A series of major bail-outs were pursued during the financial crisis, starting on 7 September with the announcement that the U.S. government was to nationalise the two government-sponsored enterprises which oversaw most of the U.S. subprime mortgage market—Fannie Mae and Freddie Mac. In October, the British Chancellor of the Exchequer referred to Keynes as he announced plans for substantial fiscal stimulus to head off the worst effects of recession, in accordance with Keynesian economic thought. Similar policies have been adopted by other governments worldwide. This is in stark contrast to the action permitted to Indonesia during its financial crisis of 1997, when it was forced by the IMF to close 16 banks at the same time, prompting a bank run. Much of the recent discussion reflected Keynes's advocacy of international coordination of fiscal or monetary stimulus, and of international economic institutions such as the International Monetary Fund and the World Bank, which many had argued should be reformed at a "new Bretton Woods" even before the crises broke out. IMF and United Nations economists advocated a coordinated international approach to fiscal stimulus.

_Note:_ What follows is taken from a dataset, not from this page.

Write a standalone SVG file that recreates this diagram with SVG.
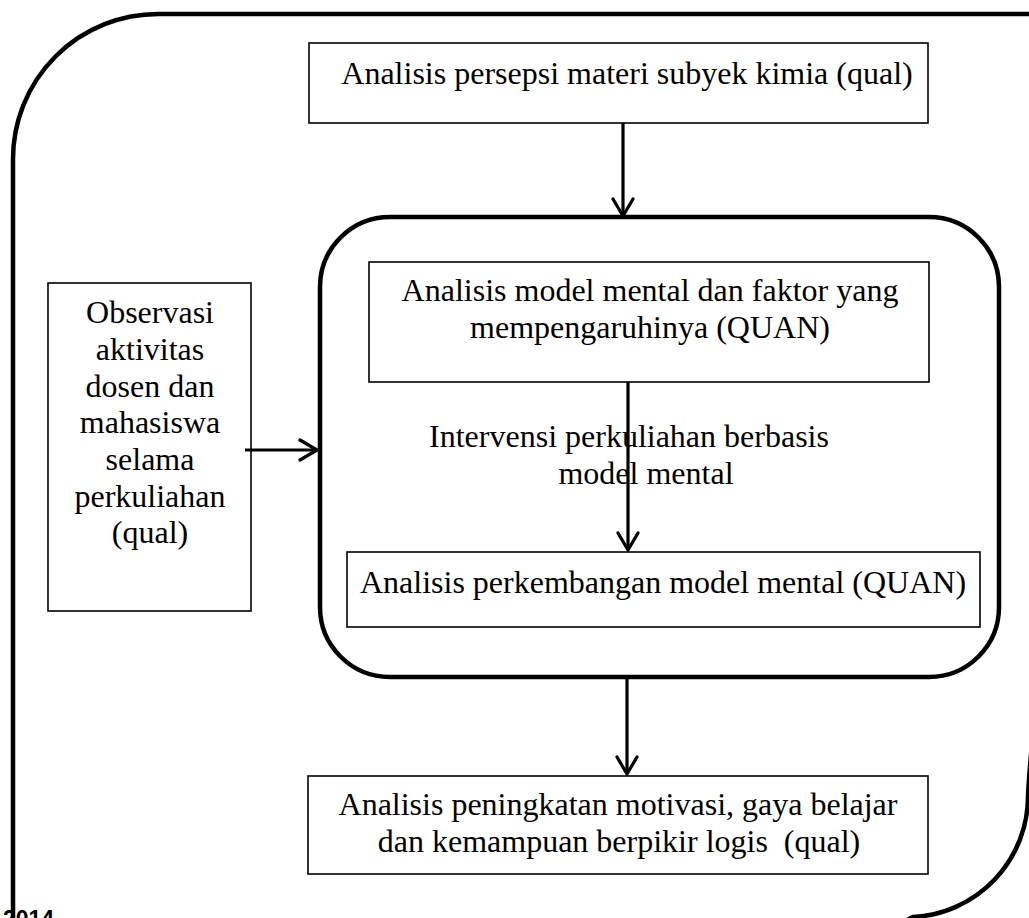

Donald Markwel argued that in the absence of such an international approach, there would be a risk of worsening international relations and possibly even world war arising from similar economic factors to those present during the depression of the 1930s.

By the end of December 2008, the Financial Times reported that "the sudden resurgence of Keynesian policy is a stunning reversal of the orthodoxy of the past several decades" In December 2008, Paul Krugman released his book, The Return of Depression Economics and the Crisis of 2008, arguing that economic conditions similar to that which existed during the earlier part of the century had returned, making Keynesian policy prescriptions more relevant than ever. In February 2009 Shiller and George Akerlof published Animal Spirits, a book where they argue the current US stimulus package is too small as it does not take into account Keynes's insight on the importance of confidence and expectations in determining the future behaviour of businessmen and other economic agents.

In a March 2009 speech entitled Reform the International Monetary System, Zhou Xiaochuan, the governor of the People's Bank of China came out in favour of Keynes's idea of a centrally managed global reserve currency. Zhou argued that it was unfortunate that part of the reason for the Bretton Woods system breaking down was the failure to adopt Keynes's Bancor. Zhou proposed a gradual move towards increased used of IMF Special Drawing Rights (SDRs). Although Zhou's ideas have not yet been broadly accepted, leaders meeting in April at the 2009 G-20 London summit agreed to allow $250 Billion of Special Drawing Rights to be created by the IMF, to be distributed globally. Stimulus plans have been credited for contributing to a better than expected economic outlook by both the OECD and the IMF, in reports published in June and July 2009. Both organizations warned global leaders that recovery is likely to be slow, so counter recessionary measures ought not be rolled back too early.